Writing about recent events is always hazardous. It can be difficult to establish precisely what has happened and why. There is also a lack of clarity about the relative significance of events.
Americans don’t yet know where the collapse of Afghanistan ranks in the list of American military and foreign policy disasters such as the debacle in Iraq, the fall of Saigon, the failed “Bay of Pigs” invasion in Cuba, and the 1979 Iran hostage crisis.
But three points are surely certain, first, the shambolic exit from Afghanistan is a major setback that will undermine U.S. credibility for years to come. As Henry Kissinger said, “To be an enemy of the US is dangerous, to be a friend is fatal”.
Second, Afghanistan fell because America forgot the lessons of history. It does not understand the world beyond its borders, which is very different than the U.S.
Finally, given how the atrocious implementation of the pullout. of U.S. troops from Afghanistan was, Joe Biden will have to wait a bit before he receives his Nobel Peace Prize. Another black eye for the U.S.
There will be lots of talk in the coming days about the harsh lessons to be learned from America’s retreat from Afghanistan. In April, Biden announced the U.S. would withdraw our military from the country without conditions on the 20th anniversary of the 9/11 attacks. What an awful historical irony that the Taliban will once again be in control on Sept. 11.
Looking back, there are some indisputable facts about what went wrong in Afghanistan, and responsibility is certainly divisible by more than one president.
On Oct. 7, 2001, the first of these presidents, George W. Bush, launched Operation Enduring Freedom—the invasion of Afghanistan. The operation sought to bring the architects of 9/11 to justice and reduce the threat of terrorism. Then the Afghan mission, which often lacked strategic clarity, morphed from counter insurgency to counter-narcotics and then into capacity building to remake Afghanistan as an award-winning liberal democracy.
The result is a painful lesson of what can happen when immense military might is put in the hands of politicians and their minions who lack the understanding to employ it properly.

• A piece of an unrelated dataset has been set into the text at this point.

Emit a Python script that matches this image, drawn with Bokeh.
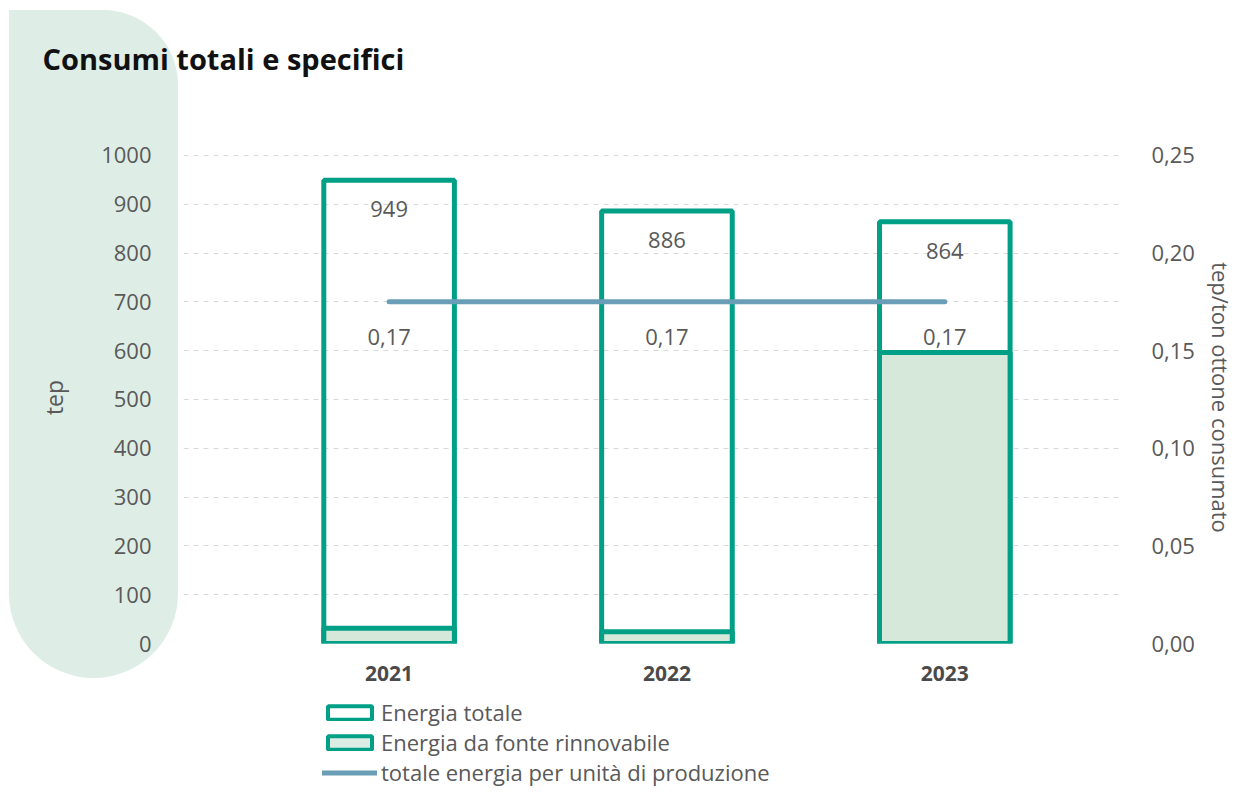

Equally culpable are politicized American military leaders who consistently lied about the strength of the Afghan security forces.
The result is that the Taliban, a UN-designated terrorist group, defeated the world’s greatest military power. Another self-inflicted blow to America’s reputation that will complicate Biden administration goals to check China’s rise by building coalitions in the Asia Pacific.
According to the Costs of War project at Brown University, the U.S. has spent more than $2 trillion in Afghanistan since 9/11. That’s $300 million per day for two decades.
And the human costs are even greater. There have been 2,448 service members killed and over 21,000 American soldiers injured in action, along with 3,846 contractors killed. That pales beside the estimated 66,000 Afghan national military and police and over 47,000 Afghan civilians who were killed.
And because the U.S. borrowed most of the money to pay for the war, generations of Americans will be burdened by the cost of paying for it. The Costs of War researchers estimate that by 2050, interest payments alone on the Afghan war debt could reach $6.5 trillion. That amounts to $20,000 for each and every U.S. citizen.
You do not need to support a continued presence in that arid, stone-age country to recognize that things have gone badly. The execution of the U.S. withdrawal has been disastrous, deadly, and humiliating, handing power back to the Taliban in a matter of days. The dramatic unravelling of the situation in Afghanistan puts President Biden’s reputation for foreign policy expertise at risk.
It is worth bearing in mind what former Bush and Obama Defense Secretary Robert Gates wrote in his memoirs: Biden has “been wrong on nearly every major foreign policy and national security issue over the past four decades”.
But not to worry, this is not your father’s Taliban. They are smarter and tougher.